Anyway, I think that social fragmentation is part of what makes it difficult for those of us with privilege in North America to see our complicity, particularly colonial complicity. Holloway's argument is that one of the central characteristics of capitalist society is fetishism, which he adapts from Marx but uses in a much broader way. He argues that the social flow of human interrelationship by interconnected doing is broken and we come to see the world, in part because the world under capitalism kind of functions this way, as being all about relationships between things rather than relationships between people. We therefore see the "state" as a thing, for example, rather than as a complex of relationships among people. We see a corporation as a thing having independent, abstract existence, rather than as a form of relations among people. This permeates how we understand the world. Therefore when one of these "things" is doing something, even when that is really just a reified abstraction of a relationship in which we are a participant, it is easy for privileged progressives and leftists to distance ourselves from what is going on without even seeing that we are doing so. And not only are we participants, but because human beings are social and who we are comes to be in large part via social processes, who we are is created by our place in those oppressive relations -- but because we don't generally see what's happening as relations, we don't see how it relates to us.

This serves to keep us nice and insulated from our actual material place in the social relations that constitute the social world.

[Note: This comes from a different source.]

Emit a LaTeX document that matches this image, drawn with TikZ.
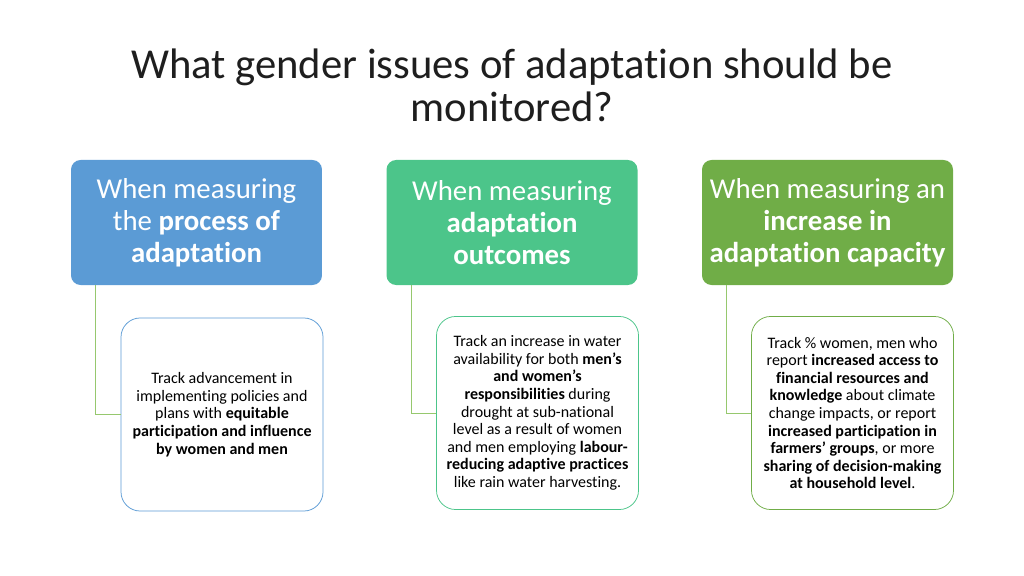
\documentclass[tikz,border=0pt]{standalone}
\usepackage{fontspec}
\setmainfont{Carlito}[Ligatures=NoCommon]
\usetikzlibrary{positioning}
\definecolor{headblue}{RGB}{91,155,213}
\definecolor{headteal}{RGB}{76,197,138}
\definecolor{headgreen}{RGB}{112,173,71}
\definecolor{linkgreen}{RGB}{150,200,110}
\definecolor{titlegray}{RGB}{30,30,30}

\begin{document}
\begin{tikzpicture}[x=0.9375pt,y=-0.9375pt,
    headbox/.style={rounded corners=9pt,minimum width=235.3pt,minimum height=117.2pt,
      text=white,align=center,font=\fontsize{27}{30}\selectfont},
    bodybox/.style={draw,line width=0.7pt,rounded corners=18pt,fill=white,
      minimum width=189.4pt,minimum height=181pt,align=center,
      font=\fontsize{15}{16.5}\selectfont},
    link/.style={linkgreen,line width=0.8pt}]
        \useasboundingbox (0,0) rectangle (1024,576);
        \node[titlegray,align=center,font=\fontsize{40}{40.5}\selectfont] (title) at (512,85)
          {What gender issues of adaptation should be\\monitored?};
        % header boxes
        \node[headbox,fill=headblue] (head1) at (196.5,222.5)
          {When measuring\\the \textbf{process of}\\\textbf{adaptation}};
        \node[headbox,fill=headteal] (head2) at (512,222.5)
          {When measuring\\\textbf{adaptation}\\\textbf{outcomes}};
        \node[headbox,fill=headgreen] (head3) at (827.5,222.5)
          {When measuring an\\\textbf{increase in}\\\textbf{adaptation capacity}};
        % body boxes
        \node[bodybox,draw=headblue] (body1) at (222,414.5)
          {Track advancement in\\implementing policies and\\plans with \textbf{equitable}\\
           \textbf{participation and influence}\\\textbf{by women and men}};
        \node[bodybox,draw=headteal] (body2) at (537.5,413)
          {Track an increase in water\\availability for both \textbf{men’s}\\\textbf{and women’s}\\
           \textbf{responsibilities} during\\drought at sub-national\\level as a result of women\\
           and men employing \textbf{labour-}\\\textbf{reducing adaptive practices}\\
           like rain water harvesting.};
        \node[bodybox,draw=headgreen] (body3) at (852.5,413)
          {Track \% women, men who\\report \textbf{increased access to}\\\textbf{financial resources and}\\
           \textbf{knowledge} about climate\\change impacts, or report\\
           \textbf{increased participation in}\\\textbf{farmers’ groups}, or more\\
           \textbf{sharing of decision-making}\\\textbf{at household level}.};
        % connectors
        \draw[link] ([xshift=23.4pt]head1.south west) |- (body1.west);
        \draw[link] ([xshift=23.4pt]head2.south west) |- (body2.west);
        \draw[link] ([xshift=23.4pt]head3.south west) |- (body3.west);
\end{tikzpicture}
\end{document}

It is very easy for privileged progressives and leftists in North America to see it as these abstracted nasty institutions doing nasty things to often quite abstractly understood people far away, rather than seeing our role in this complex of relationships, and the role of that complex of relationships in shaping who we are and our political discourse and practice and so on.

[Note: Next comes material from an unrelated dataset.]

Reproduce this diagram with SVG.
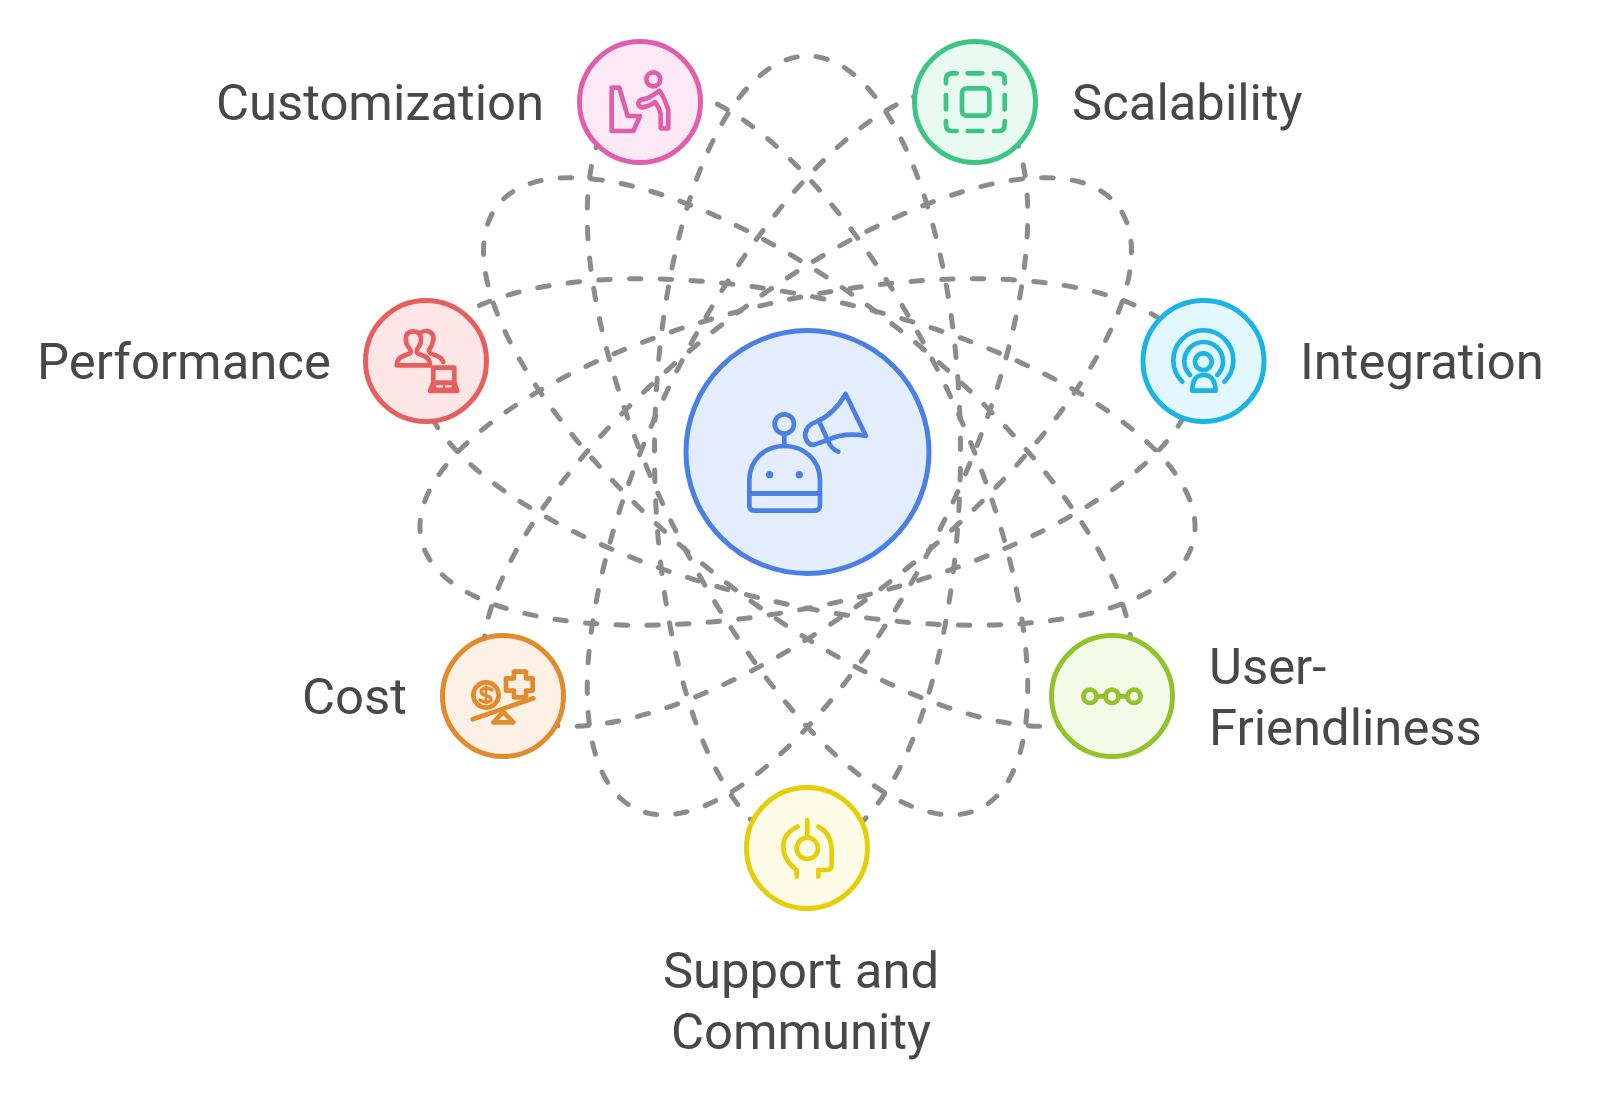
<svg xmlns="http://www.w3.org/2000/svg" width="1600" height="1093" viewBox="0 0 1600 1093">
<style>
text{font-family:Roboto,"Liberation Sans",sans-serif;font-size:50.8px;fill:#484848}
.o{fill:none;stroke:#8c8c8c;stroke-width:5;stroke-dasharray:11.5 19.18;stroke-dashoffset:-23.8;stroke-linecap:round}
.n{stroke-width:5}
.i{fill:none;stroke-width:14;stroke-linecap:round;stroke-linejoin:round}
</style>
<rect width="1600" height="1093" fill="#fff"/>
<g id="connectors">
<ellipse class="o" cx="807.5" cy="452" rx="396" ry="153" transform="rotate(90 807.5 452)"/>
<ellipse class="o" cx="807.5" cy="452" rx="396" ry="153" transform="rotate(141.43 807.5 452)"/>
<ellipse class="o" cx="807.5" cy="452" rx="396" ry="153" transform="rotate(192.86 807.5 452)"/>
<ellipse class="o" cx="807.5" cy="452" rx="396" ry="153" transform="rotate(244.29 807.5 452)"/>
<ellipse class="o" cx="807.5" cy="452" rx="396" ry="153" transform="rotate(295.71 807.5 452)"/>
<ellipse class="o" cx="807.5" cy="452" rx="396" ry="153" transform="rotate(347.14 807.5 452)"/>
<ellipse class="o" cx="807.5" cy="452" rx="396" ry="153" transform="rotate(38.57 807.5 452)"/>
</g>
<g id="center">
<circle class="n" cx="807.5" cy="452" r="121.5" fill="#e3edfd" stroke="#4a80e4"/>
<g class="i" stroke="#4a80e4" transform="translate(660 320) scale(.3333)">
<circle cx="373" cy="312" r="29"/>
<path d="M373 345V378"/>
<path d="M268 520V480C268 420 315 378 373 378C432 378 480 420 480 480V520Z"/>
<path d="M268 520H480V555Q480 572 463 572H285Q268 572 268 555Z"/>
<path d="M557 222L618 348C575 340 535 345 503 360L463 374C445 378 433 355 436 340C438 325 450 312 470 305C505 290 535 260 557 222Z"/>
<path d="M480 310L503 360C510 378 520 390 535 395"/>
<circle cx="329" cy="464" r="8" fill="#4a80e4" stroke-width="6"/>
<circle cx="418" cy="464" r="8" fill="#4a80e4" stroke-width="6"/>
</g>
</g>
<g id="customization">
<circle class="n" cx="640" cy="102" r="60.5" fill="#fde8f5" stroke="#df5fac"/>
<g class="i" stroke="#df5fac" transform="translate(560 30) scale(.3333)">
<circle cx="280" cy="148" r="21"/>
<path d="M155 173H178L203 258H240L220 303H155Z"/>
<path d="M245 208Q262 208 278 196L298 182Q312 200 325 240V295H302V252Q298 232 285 216Q262 232 243 232Q226 220 245 208Z"/>
</g>
<text x="216" y="120">Customization</text>
</g>
<g id="scalability">
<circle class="n" cx="975" cy="102" r="60.5" fill="#e9faf2" stroke="#3cc583"/>
<g class="i" stroke="#3cc583" transform="translate(900 30) scale(.3333)">
<rect x="186" y="175" width="82" height="82" rx="14"/>
<path d="M138 160V148Q138 130 156 130H170"/>
<path d="M203 130H247"/>
<path d="M282 130H296Q314 130 314 148V160"/>
<path d="M314 195V238"/>
<path d="M314 273V285Q314 303 296 303H282"/>
<path d="M247 303H203"/>
<path d="M170 303H156Q138 303 138 285V273"/>
<path d="M138 238V195"/>
</g>
<text x="1072" y="120">Scalability</text>
</g>
<g id="performance">
<circle class="n" cx="426" cy="361" r="60.5" fill="#fee6e6" stroke="#e55f5f"/>
<g class="i" stroke="#e55f5f" transform="translate(350 290) scale(.3333)">
<path d="M140 226Q140 205 160 198L180 190Q185 186 178 175Q165 160 168 140Q172 124 190 124Q208 124 212 140Q216 160 203 175Q198 186 203 190L222 198Q240 205 240 226Z"/>
<path d="M212 128Q225 120 238 125Q252 132 250 150Q248 165 238 178Q235 186 245 192Q275 200 280 216"/>
<path d="M250 284V233H313V284"/>
<path d="M250 278L240 303H322L313 278Z" fill="#e55f5f"/>
<path d="M262 289H276M288 289H302" stroke="#fee6e6" stroke-width="7"/>
</g>
<text x="37" y="379">Performance</text>
</g>
<g id="integration">
<circle class="n" cx="1203.5" cy="361" r="60.5" fill="#e3f7fe" stroke="#1bb4e4"/>
<g class="i" stroke="#1bb4e4" transform="translate(1130 290) scale(.3333)">
<path d="M157 275A90 90 0 1 1 283 275"/>
<path d="M180 255A58 58 0 1 1 262 255"/>
<circle cx="220" cy="215" r="25"/>
<path d="M187 302Q187 255 221 255Q255 255 257 302Z"/>
</g>
<text x="1300" y="379">Integration</text>
</g>
<g id="cost">
<circle class="n" cx="503" cy="696" r="60.5" fill="#fdf0e4" stroke="#e28a2e"/>
<g class="i" stroke="#e28a2e" transform="translate(430 620) scale(.3333)">
<circle cx="168" cy="225" r="38"/>
<path d="M186 210Q168 198 154 210Q150 224 168 226Q186 230 182 242Q168 252 150 240" stroke-width="10"/>
<path d="M168 200V250" stroke-width="8"/>
<path d="M252 155H288V175H308V212H288V232H252V212H228V175H252Z"/>
<path d="M128 298L310 235"/>
<path d="M220 276L250 307H190Z"/>
</g>
<text x="302" y="714">Cost</text>
</g>
<g id="user-friendliness">
<circle class="n" cx="1112" cy="696" r="60.5" fill="#f3fae8" stroke="#93c22d"/>
<g class="i" stroke="#93c22d" transform="translate(1040 620) scale(.3333)">
<circle cx="150" cy="229" r="20"/>
<circle cx="216" cy="229" r="20"/>
<circle cx="282" cy="229" r="20"/>
<path d="M170 229H196M236 229H262"/>
</g>
<text x="1209" y="684">User-</text>
<text x="1209" y="745">Friendliness</text>
</g>
<g id="support">
<circle class="n" cx="807" cy="848" r="60.5" fill="#fefbe6" stroke="#e5cf0a"/>
<g class="i" stroke="#e5cf0a" transform="translate(730 775) scale(.3333)">
<circle cx="232" cy="220" r="32"/>
<path d="M232 135V188"/>
<path d="M203 155Q160 175 160 215Q160 255 200 285V305"/>
<path d="M265 155Q305 175 305 230V270Q305 285 290 285H265V305"/>
</g>
<text x="801" y="988" text-anchor="middle">Support and</text>
<text x="801" y="1049" text-anchor="middle">Community</text>
</g>
</svg>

In the situation that sparked this, this made it easy for many of those who were critical of BFP's post to completely miss the point of what she was saying. Much of the defense of the offensive imagery depended, implicitly or explicitly, on constructing a "we" incorporating the women who made the image and those whose existence is invoked by the use of the image. But because actual social relations are so obscured, so fragmented both in practice and even more in our discourse, it was easy to construct this "we" based not on the actual material relationsihps from which a "we" might reasonably be constructed, but rather on abstraction. The "we" did see part of the material relationship, which has to do with gender oppression being very real both in North America and Afghanistan, but it made it easy to avoid seeing the fact that the social realities in which we as privileged progressive and leftists exist in North America, including middle-class white feminist women, are in part shaped by the fact that we benefit from and, willing or no, contribute to five centuries of booted white feet being placed firmly on brown necks. What does that mean for our politics? For our theory? For how we can theorize "we"? For what we should talk about on our blogs? Obviously I don't claim to have any magical answers, or perhaps any answers at all, but I think the first step is asking those questions.

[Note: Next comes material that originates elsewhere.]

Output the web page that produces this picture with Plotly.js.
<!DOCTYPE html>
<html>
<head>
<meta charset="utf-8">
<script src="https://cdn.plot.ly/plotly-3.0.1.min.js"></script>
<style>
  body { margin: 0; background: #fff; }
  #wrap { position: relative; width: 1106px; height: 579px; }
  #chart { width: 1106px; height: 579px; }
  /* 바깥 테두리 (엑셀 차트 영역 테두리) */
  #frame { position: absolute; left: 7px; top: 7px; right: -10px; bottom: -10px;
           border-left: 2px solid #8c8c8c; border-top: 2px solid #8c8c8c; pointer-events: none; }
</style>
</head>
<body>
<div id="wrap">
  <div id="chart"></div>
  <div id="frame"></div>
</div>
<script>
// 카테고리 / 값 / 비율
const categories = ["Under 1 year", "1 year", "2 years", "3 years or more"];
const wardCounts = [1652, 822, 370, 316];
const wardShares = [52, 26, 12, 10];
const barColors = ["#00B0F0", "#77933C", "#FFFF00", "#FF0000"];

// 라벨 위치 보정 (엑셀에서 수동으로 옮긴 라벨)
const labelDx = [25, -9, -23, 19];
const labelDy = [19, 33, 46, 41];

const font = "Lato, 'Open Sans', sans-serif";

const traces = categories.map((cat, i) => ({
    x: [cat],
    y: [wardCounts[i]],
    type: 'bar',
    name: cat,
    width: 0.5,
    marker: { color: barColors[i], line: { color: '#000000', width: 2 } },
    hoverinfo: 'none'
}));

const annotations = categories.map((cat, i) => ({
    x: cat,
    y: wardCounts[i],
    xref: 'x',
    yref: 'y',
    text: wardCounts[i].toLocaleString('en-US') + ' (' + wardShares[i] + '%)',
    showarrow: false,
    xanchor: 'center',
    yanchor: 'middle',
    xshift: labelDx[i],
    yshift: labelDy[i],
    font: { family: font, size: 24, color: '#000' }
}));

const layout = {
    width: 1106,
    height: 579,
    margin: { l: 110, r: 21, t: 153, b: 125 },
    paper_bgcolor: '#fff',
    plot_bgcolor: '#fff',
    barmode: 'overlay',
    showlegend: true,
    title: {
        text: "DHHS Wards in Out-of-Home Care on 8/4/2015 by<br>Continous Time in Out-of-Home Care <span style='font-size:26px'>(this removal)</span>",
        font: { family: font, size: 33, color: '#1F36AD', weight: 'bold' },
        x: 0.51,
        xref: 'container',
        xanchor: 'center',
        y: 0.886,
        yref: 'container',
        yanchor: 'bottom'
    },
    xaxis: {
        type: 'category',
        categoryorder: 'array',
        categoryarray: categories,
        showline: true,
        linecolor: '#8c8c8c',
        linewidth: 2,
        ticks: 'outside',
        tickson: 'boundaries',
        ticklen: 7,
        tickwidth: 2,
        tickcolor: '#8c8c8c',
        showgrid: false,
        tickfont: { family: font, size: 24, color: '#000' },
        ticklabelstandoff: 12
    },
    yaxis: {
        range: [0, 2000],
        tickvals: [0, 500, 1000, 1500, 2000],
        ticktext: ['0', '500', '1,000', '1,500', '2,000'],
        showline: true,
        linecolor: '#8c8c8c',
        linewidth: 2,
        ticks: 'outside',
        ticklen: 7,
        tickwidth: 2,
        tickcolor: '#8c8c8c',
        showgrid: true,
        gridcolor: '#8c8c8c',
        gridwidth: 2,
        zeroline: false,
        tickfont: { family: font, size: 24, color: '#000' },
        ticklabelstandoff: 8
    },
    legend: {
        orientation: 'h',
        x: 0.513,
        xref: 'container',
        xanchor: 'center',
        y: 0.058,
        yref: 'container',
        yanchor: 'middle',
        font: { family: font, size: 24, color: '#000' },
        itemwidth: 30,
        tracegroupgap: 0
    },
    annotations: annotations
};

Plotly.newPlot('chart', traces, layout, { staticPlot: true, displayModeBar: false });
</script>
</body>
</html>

(Btw, one of my most spectacular exhibitions of this blindness happened when I was in university. My first regular venue for publication was an op/ed column in the student paper at the university I went to. At one point, I had read a few interesting and insightful things about the accomplishments of progressive forces in the Indian state of Kerala. So I figured I would share some of that with readers as a way of trying to puncture the "there is no alternative" myth and the myth that resistance can never achieve anything. The people whose struggles I was so briefly and shallowly reporting the results of remained abstracted to me until I got a phone call from the president of the association of students on campus who trace their heritage to Kerala -- in the privilege that allowed me to simply avoid seeing that there were flesh-and-blood people attached to what I was saying, it hadn't even occurred to me that there were probably dozens of students on campus who traced their origins to that state, and whom I could've interviewed before I wrote. It turned out okay -- they seemed to like the article and they invited me to a dinner they were having -- but it was still a huge lesson. In retrospect, though I didn't explicitly construct it this way in the article, I too was building an abstracted "we", as in "we who are concerned about social justice", and imposing that with absolutely no conception of the ways in which my privilege was and is causally connected to their very need to struggle.)

The fragmentation is not just social, however, but also is a fragmentation of individual human beings. One of the ways in which some people tried to counter the fact that we are privileged citizens of a colonizing nation was to point out, well, the they oppose the war and so do most feminists, and that should be enough. Which completely misses the point, of course. I think being able to see this as a legitimate answer, however, is related to the ways in which self is fragmented, so that recognition of some level of complicity can be, in complete obliviousness, held "out there" in some peripheral circle of our politics, as something that perhaps informs their content and can be addressed by taking an abstract position against one war, but never has to be taken "in here", to the centre, so that it might inform the very shape of our politics.

It is also relevant to the fragmentation of self in a deeper way, too. One of the things that I have found most helpful from feminist thought -- particularly feminist thought grounded in multiple oppressions, but present in almost all feminist thought -- is an emphasis on overcoming such fragmentation, in treating human beings as exactly that: whole human beings. Yet this refusal to bring our complicity to the centre of our politics, of our daily thinkings-and-doings, is an experssion and a reinforcement of that fragmentation. When we deny it, avoid it, vanish it, we deny and avoid and vanish self, because it is part of how self was formed and selves like ours act to reproduce it every day. Bringing our complicity into the centre of our politics is not just an act of accountability for privilege, then, it is an also an act of resistance in the service of our own liberation -- it is a refusal to be fragmented and, by owning those aspects of self shaped by socializiation as one who benefits from structural domination of others, we can find ways to resist that domination from the position that we hold within those relationships, rather than repeatedly falling into blindness and guilt and active refusal to listen to things that draw attention to the parts of ourselves that we have hidden.

All of which is, as always, easier said than done. But I think that one way white progressives and leftists in North America can begin to shift our political traditions, our political practice, is by being mindful about foregrounding human beings in our analysis and resisting fetishization -- by being attentive to the very material social relations between "I" and whoever else we are talking about (and the discourse that has grown up around those relations) and by doing our best to resist the temptation to cooperate in our own fragmentation. And another way is by automatically asking, "How am I implicated in the phenomenon that I am talking about?" Because given the totalizing impact of capitalist social relations, particularly the way the most recent phase of neoliberal globalization is ensuring that fewer and fewer corners of geographical space and social life remain unpenetrated by them, odds are that you/we/I are complicit in some way, whatever the issue.

And of course, on a much more immediate level, listening and being respectful would be a good start too.